When diagnosing and treating various bodily ailments, such as with patients suffering from shock or cardiovascular problems, medical personnel often find it desirable to measure and/or monitor a patient's blood pressure. Advantageously, by measuring and/or monitoring the blood pressure of these and other types of patients, medical personnel are better able to detect blood flow difficulties and other cardiovascular problems at an early stage. As a result, the use of blood pressure measurement and monitoring may increase the likelihood that a patient can be successfully treated and/or provided with needed emergency assistance.
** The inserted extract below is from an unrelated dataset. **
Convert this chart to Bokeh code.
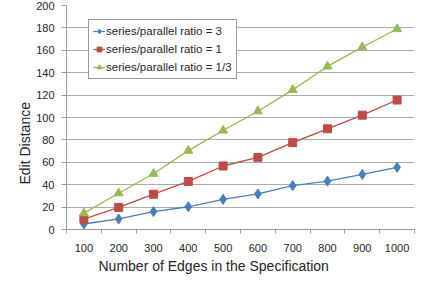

A variety of methods are currently used for measuring and/or monitoring blood pressure. For example, medical personnel frequently use various indirect blood pressure measurement techniques, such as measuring a patient's blood pressure by using a pressure cuff and a stethoscope. In addition, blood pressure measurements are often made using a number of direct measurement and monitoring techniques. Notably, when diagnosing and/or treating critically ill patients, such direct techniques are greatly preferred over any of the indirect techniques. Direct blood pressure measurement and monitoring techniques are generally accurate to within about one percent, and facilitate the continuous monitoring of a patient's blood pressure on a beat-to-beat basis. Direct blood pressure monitoring also enables the rapid detection of a change in cardiovascular activity, and this may be of significant importance in emergency situations.
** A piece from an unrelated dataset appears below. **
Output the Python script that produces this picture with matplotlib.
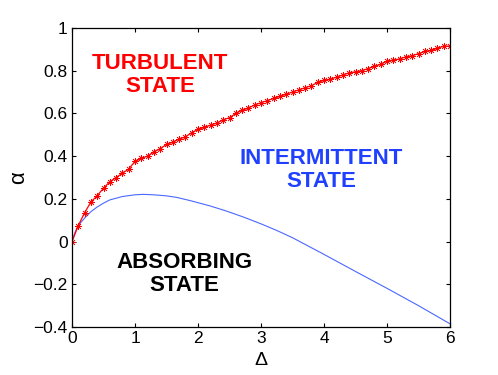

In direct, or invasive, blood pressure monitoring systems a catheter is inserted into a patient's circulatory system with the end of the catheter having an opening to the blood stream, typically in a major or peripheral blood vessel. First, a needle is inserted into a peripheral blood vessel. For example, if it is desired to monitor arterial blood pressure, the needle may be inserted into the radial artery. If, on the other hand, venous blood pressure is to be monitored, the needle may be inserted into the antecubital, radial, jugular, or subclavian veins. Once the needle is properly inserted, a special catheter is threaded through the needle and into the blood vessel until the tip of the catheter is positioned at the particular point within the body at which it is desired to make the blood pressure measurement. Then, with the catheter in place, the needle may be withdrawn.
An I.V. set attaches to the proximal end of the catheter protruding from the patient so that a solution flows through the catheter and into the patient. The I.V. solution provides a fluid “column” through which pressure pulses are transmitted, and a pressure transducer positioned along the fluid column monitors those pressure pulses. Generally, the pressure transducer consists of a dome that functions as a reservoir for the I.V. fluid. The dome includes a resilient diaphragm that attaches to an electrical transducer. The transducer senses pressure fluctuations in the diaphragm and converts them into electrical signals which then transmit through a cable to a monitor for amplification and display. In modern systems a single silicon chip comprises both the pressure diaphragm and the measuring circuitry of the pressure transducer. Since such silicon chips are cheaply mass-produced, the total cost of pressure transducers is reduced to the extent that the transducer becomes economically disposable. The cable includes a connector so that the transducer and associated portion of the cable can be discarded after use, whereas the mating connector and cable hard-wired to the monitor can be reused. Such disposable blood pressure transducers (DPTs) are the standard of care in the OR, ICU or CCU.
Due to the separable nature of the transducer and monitor, different transducers may be connected to any one monitor, as long as the cable connectors are compatible. However, transducers from different sources may exhibit different performance characteristics and may require specific calibration and/or signal processing or conditioning. Unfortunately, the environments of the OR, ICU or CCU are ill-suited for rapid recognition and registration of disparate components of pressure monitoring systems, and safety concerns necessitate the least amount of such preparation be involved.
Furthermore, pressure data are often required by two separate monitoring devices, such as a patient monitor and a cardiac output monitor, or a patient monitor and an aortic balloon pump. Typically, an arterial line is placed in the patient and a DPT connected to a patient monitor is used for pressure monitoring. Instead of invasively setting up a second arterial line and DPT, the signal from the first DPT may be supplied to a second monitor via the patient monitor. However, this “piggyback” connection may introduce pressure monitoring errors from delays and distortion of the signals.
Despite a relatively mature market for disposable medical pressure transducers, there remains a need for a “smart” transducer that when interfaced with the appropriate monitoring device ensures accuracy. There is also a need for a simpler and more reliable system for transmitting the pressure signal to multiple instruments.